Description of the task: Without the pictures, repeat the listing character for character.

--- Dataset ---

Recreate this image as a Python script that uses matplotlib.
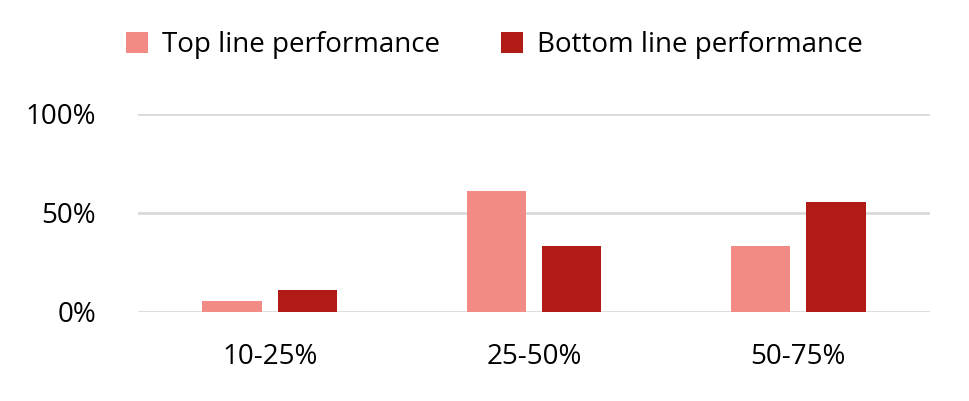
import matplotlib
matplotlib.use("Agg")
import matplotlib.pyplot as plt
import numpy as np

categories = ["10-25%", "25-50%", "50-75%"]
top_line = [5.6, 61.1, 33.3]
bottom_line = [11.1, 33.3, 55.6]
series_names = ["Top line performance", "Bottom line performance"]
yticks = [0, 50, 100]
ytick_labels = ["0%", "50%", "100%"]

plt.rcParams['font.family'] = ['Open Sans', 'DejaVu Sans']
fig = plt.figure(figsize=(9.69, 4.01), dpi=100)
ax = fig.add_axes([0.142, 0.222, 0.818, 0.494])
x = np.arange(len(categories))
w = 0.225
ax.bar(x - 0.1425, top_line, w, color="#F28B85", label=series_names[0], zorder=3)
ax.bar(x + 0.1425, bottom_line, w, color="#B01C15", label=series_names[1], zorder=3)
ax.set_xlim(-0.5, 2.5)
ax.set_ylim(0, 100)
ax.set_yticks(yticks)
ax.set_yticklabels(ytick_labels, fontsize=20)
ax.set_xticks(x)
ax.set_xticklabels(categories, fontsize=20)
ax.grid(axis='y', color="#D9D9D9", linewidth=2, zorder=0)
for s in ax.spines.values():
    s.set_visible(False)
ax.tick_params(length=0, pad=22)
ax.tick_params(axis='y', pad=30)
fig.legend(loc='upper center', bbox_to_anchor=(0.51, 0.985), ncol=2, frameon=False,
           fontsize=20, handlelength=0.8, handleheight=0.8, columnspacing=2.2, handletextpad=0.5)
fig.savefig("out.png", dpi=100)
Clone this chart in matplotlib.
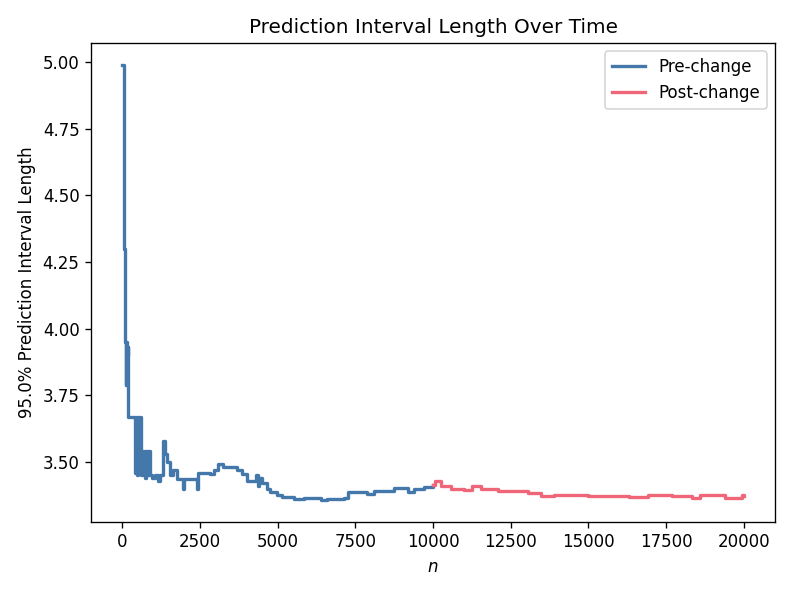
import matplotlib
matplotlib.use("Agg")
from matplotlib import pyplot as plt
from matplotlib.ticker import MultipleLocator

# values, step points (n, interval length)
n_pre = [
    5, 50, 60, 80, 100, 115, 130, 145, 160, 175, 190, 200, 240, 300, 390,
    420, 450, 480, 510, 540, 570, 600, 630, 660, 700, 740, 780, 820, 860, 900, 960,
    1050, 1150, 1230, 1300, 1390, 1440, 1550, 1650, 1710, 1760, 1960, 2000,
    2410, 2430, 2450, 2840, 2940, 3070, 3260, 3700, 3860, 4020, 4180, 4310,
    4360, 4400, 4500, 4670, 4770, 4990, 5150, 5520, 5850, 6390, 6600, 7130,
    7270, 7680, 7890, 8100, 8420, 8750, 9180, 9400, 9720, 9990,
]
len_pre = [
    4.99, 4.60, 4.30, 4.15, 3.95, 3.79, 3.95, 3.80, 3.90, 3.79, 3.93, 3.67, 3.67, 3.67, 3.67,
    3.46, 3.67, 3.45, 3.67, 3.46, 3.67, 3.45, 3.54, 3.45, 3.54, 3.44, 3.54, 3.45, 3.54, 3.45, 3.44,
    3.45, 3.43, 3.45, 3.58, 3.53, 3.50, 3.45, 3.47, 3.47, 3.435, 3.40, 3.435,
    3.40, 3.435, 3.46, 3.456, 3.47, 3.494, 3.481, 3.47, 3.456, 3.43, 3.43, 3.45,
    3.41, 3.44, 3.423, 3.40, 3.386, 3.376, 3.37, 3.36, 3.365, 3.358, 3.36, 3.367,
    3.386, 3.386, 3.38, 3.39, 3.39, 3.402, 3.388, 3.40, 3.406, 3.414,
]

n_post = [
    10000, 10060, 10260, 10580, 11000, 11260, 11550, 12100, 12740, 13060,
    13480, 13900, 14500, 15000, 15740, 16300, 16930, 17680, 18320, 18580,
    19390, 19940, 20000,
]
len_post = [
    3.414, 3.428, 3.41, 3.40, 3.395, 3.41, 3.40, 3.393, 3.39, 3.385,
    3.373, 3.376, 3.376, 3.372, 3.374, 3.368, 3.376, 3.372, 3.367, 3.376,
    3.367, 3.376, 3.372,
]

fig, ax = plt.subplots(figsize=(793 / 120, 594 / 120), dpi=120)
ax.plot(n_pre, len_pre, color="#4477AA", lw=2, drawstyle="steps-post", label="Pre-change")
ax.plot(n_post, len_post, color="#EE6677", lw=2, drawstyle="steps-post", label="Post-change")
ax.yaxis.set_major_locator(MultipleLocator(0.25))
ax.set_title("Prediction Interval Length Over Time")
ax.set_xlabel("$n$")
ax.set_ylabel("95.0% Prediction Interval Length")
ax.legend(loc="upper right")
fig.tight_layout()
fig.savefig("out.png", dpi=120)
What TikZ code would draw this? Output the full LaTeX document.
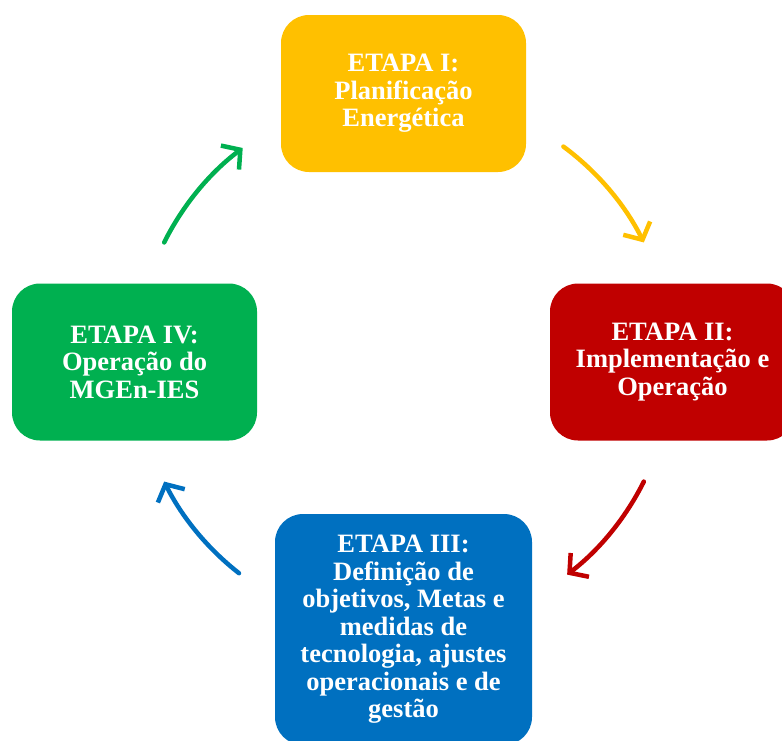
\documentclass[tikz,border=0pt]{standalone}
\usepackage{fontspec}
\setmainfont{Liberation Serif}
\usetikzlibrary{arrows.meta}
\definecolor{cyellow}{HTML}{FFC000}
\definecolor{cred}{HTML}{C00000}
\definecolor{cgreen}{HTML}{00B050}
\definecolor{cblue}{HTML}{0070C0}
\begin{document}
\begin{tikzpicture}[x=1pt,y=1pt,
  stage/.style={rounded corners=28pt, minimum width=245pt, minimum height=157pt, inner sep=0pt, align=center, text=white, font=\bfseries\fontsize{26.5}{27.5}\selectfont},
  flow/.style={line width=4.5pt, line cap=round, -{Straight Barb[length=13pt,width=30pt]}}
]
\useasboundingbox (0,0) rectangle (782,-740);
\clip (0,0) rectangle (782,-740);
\node[stage, fill=cyellow] (s1) at (403.5,-93.5) {ETAPA I:\\Planificação\\Energética};
\node[stage, fill=cred] (s2) at (672.5,-362) {ETAPA II:\\Implementação e\\Operação};
\node[stage, fill=cblue, minimum width=257pt, minimum height=231pt] (s3) at (403.5,-629.5) {ETAPA III:\\Definição de\\objetivos, Metas e\\medidas de\\tecnologia, ajustes\\operacionais e de\\gestão};
\node[stage, fill=cgreen] (s4) at (134.5,-362) {ETAPA IV:\\Operação do\\MGEn-IES};
\coordinate (c) at (404,-362);
\draw[flow, cyellow] ([shift={(53.5:268)}]c) arc[start angle=53.5, end angle=26.5, radius=268];
\draw[flow, cred] ([shift={(-26.5:268)}]c) arc[start angle=-26.5, end angle=-52.5, radius=268];
\draw[flow, cblue] ([shift={(-128:268)}]c) arc[start angle=-128, end angle=-153.5, radius=268];
\draw[flow, cgreen] ([shift={(153.5:268)}]c) arc[start angle=153.5, end angle=127, radius=268];
\end{tikzpicture}
\end{document}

---

In response:
Recreate this image as a Python script that uses matplotlib.
import matplotlib
matplotlib.use("Agg")
import matplotlib.pyplot as plt
import numpy as np

categories = ["10-25%", "25-50%", "50-75%"]
top_line = [5.6, 61.1, 33.3]
bottom_line = [11.1, 33.3, 55.6]
series_names = ["Top line performance", "Bottom line performance"]
yticks = [0, 50, 100]
ytick_labels = ["0%", "50%", "100%"]

plt.rcParams['font.family'] = ['Open Sans', 'DejaVu Sans']
fig = plt.figure(figsize=(9.69, 4.01), dpi=100)
ax = fig.add_axes([0.142, 0.222, 0.818, 0.494])
x = np.arange(len(categories))
w = 0.225
ax.bar(x - 0.1425, top_line, w, color="#F28B85", label=series_names[0], zorder=3)
ax.bar(x + 0.1425, bottom_line, w, color="#B01C15", label=series_names[1], zorder=3)
ax.set_xlim(-0.5, 2.5)
ax.set_ylim(0, 100)
ax.set_yticks(yticks)
ax.set_yticklabels(ytick_labels, fontsize=20)
ax.set_xticks(x)
ax.set_xticklabels(categories, fontsize=20)
ax.grid(axis='y', color="#D9D9D9", linewidth=2, zorder=0)
for s in ax.spines.values():
    s.set_visible(False)
ax.tick_params(length=0, pad=22)
ax.tick_params(axis='y', pad=30)
fig.legend(loc='upper center', bbox_to_anchor=(0.51, 0.985), ncol=2, frameon=False,
           fontsize=20, handlelength=0.8, handleheight=0.8, columnspacing=2.2, handletextpad=0.5)
fig.savefig("out.png", dpi=100)
Clone this chart in matplotlib.
import matplotlib
matplotlib.use("Agg")
from matplotlib import pyplot as plt
from matplotlib.ticker import MultipleLocator

# values, step points (n, interval length)
n_pre = [
    5, 50, 60, 80, 100, 115, 130, 145, 160, 175, 190, 200, 240, 300, 390,
    420, 450, 480, 510, 540, 570, 600, 630, 660, 700, 740, 780, 820, 860, 900, 960,
    1050, 1150, 1230, 1300, 1390, 1440, 1550, 1650, 1710, 1760, 1960, 2000,
    2410, 2430, 2450, 2840, 2940, 3070, 3260, 3700, 3860, 4020, 4180, 4310,
    4360, 4400, 4500, 4670, 4770, 4990, 5150, 5520, 5850, 6390, 6600, 7130,
    7270, 7680, 7890, 8100, 8420, 8750, 9180, 9400, 9720, 9990,
]
len_pre = [
    4.99, 4.60, 4.30, 4.15, 3.95, 3.79, 3.95, 3.80, 3.90, 3.79, 3.93, 3.67, 3.67, 3.67, 3.67,
    3.46, 3.67, 3.45, 3.67, 3.46, 3.67, 3.45, 3.54, 3.45, 3.54, 3.44, 3.54, 3.45, 3.54, 3.45, 3.44,
    3.45, 3.43, 3.45, 3.58, 3.53, 3.50, 3.45, 3.47, 3.47, 3.435, 3.40, 3.435,
    3.40, 3.435, 3.46, 3.456, 3.47, 3.494, 3.481, 3.47, 3.456, 3.43, 3.43, 3.45,
    3.41, 3.44, 3.423, 3.40, 3.386, 3.376, 3.37, 3.36, 3.365, 3.358, 3.36, 3.367,
    3.386, 3.386, 3.38, 3.39, 3.39, 3.402, 3.388, 3.40, 3.406, 3.414,
]

n_post = [
    10000, 10060, 10260, 10580, 11000, 11260, 11550, 12100, 12740, 13060,
    13480, 13900, 14500, 15000, 15740, 16300, 16930, 17680, 18320, 18580,
    19390, 19940, 20000,
]
len_post = [
    3.414, 3.428, 3.41, 3.40, 3.395, 3.41, 3.40, 3.393, 3.39, 3.385,
    3.373, 3.376, 3.376, 3.372, 3.374, 3.368, 3.376, 3.372, 3.367, 3.376,
    3.367, 3.376, 3.372,
]

fig, ax = plt.subplots(figsize=(793 / 120, 594 / 120), dpi=120)
ax.plot(n_pre, len_pre, color="#4477AA", lw=2, drawstyle="steps-post", label="Pre-change")
ax.plot(n_post, len_post, color="#EE6677", lw=2, drawstyle="steps-post", label="Post-change")
ax.yaxis.set_major_locator(MultipleLocator(0.25))
ax.set_title("Prediction Interval Length Over Time")
ax.set_xlabel("$n$")
ax.set_ylabel("95.0% Prediction Interval Length")
ax.legend(loc="upper right")
fig.tight_layout()
fig.savefig("out.png", dpi=120)
What TikZ code would draw this? Output the full LaTeX document.
\documentclass[tikz,border=0pt]{standalone}
\usepackage{fontspec}
\setmainfont{Liberation Serif}
\usetikzlibrary{arrows.meta}
\definecolor{cyellow}{HTML}{FFC000}
\definecolor{cred}{HTML}{C00000}
\definecolor{cgreen}{HTML}{00B050}
\definecolor{cblue}{HTML}{0070C0}
\begin{document}
\begin{tikzpicture}[x=1pt,y=1pt,
  stage/.style={rounded corners=28pt, minimum width=245pt, minimum height=157pt, inner sep=0pt, align=center, text=white, font=\bfseries\fontsize{26.5}{27.5}\selectfont},
  flow/.style={line width=4.5pt, line cap=round, -{Straight Barb[length=13pt,width=30pt]}}
]
\useasboundingbox (0,0) rectangle (782,-740);
\clip (0,0) rectangle (782,-740);
\node[stage, fill=cyellow] (s1) at (403.5,-93.5) {ETAPA I:\\Planificação\\Energética};
\node[stage, fill=cred] (s2) at (672.5,-362) {ETAPA II:\\Implementação e\\Operação};
\node[stage, fill=cblue, minimum width=257pt, minimum height=231pt] (s3) at (403.5,-629.5) {ETAPA III:\\Definição de\\objetivos, Metas e\\medidas de\\tecnologia, ajustes\\operacionais e de\\gestão};
\node[stage, fill=cgreen] (s4) at (134.5,-362) {ETAPA IV:\\Operação do\\MGEn-IES};
\coordinate (c) at (404,-362);
\draw[flow, cyellow] ([shift={(53.5:268)}]c) arc[start angle=53.5, end angle=26.5, radius=268];
\draw[flow, cred] ([shift={(-26.5:268)}]c) arc[start angle=-26.5, end angle=-52.5, radius=268];
\draw[flow, cblue] ([shift={(-128:268)}]c) arc[start angle=-128, end angle=-153.5, radius=268];
\draw[flow, cgreen] ([shift={(153.5:268)}]c) arc[start angle=153.5, end angle=127, radius=268];
\end{tikzpicture}
\end{document}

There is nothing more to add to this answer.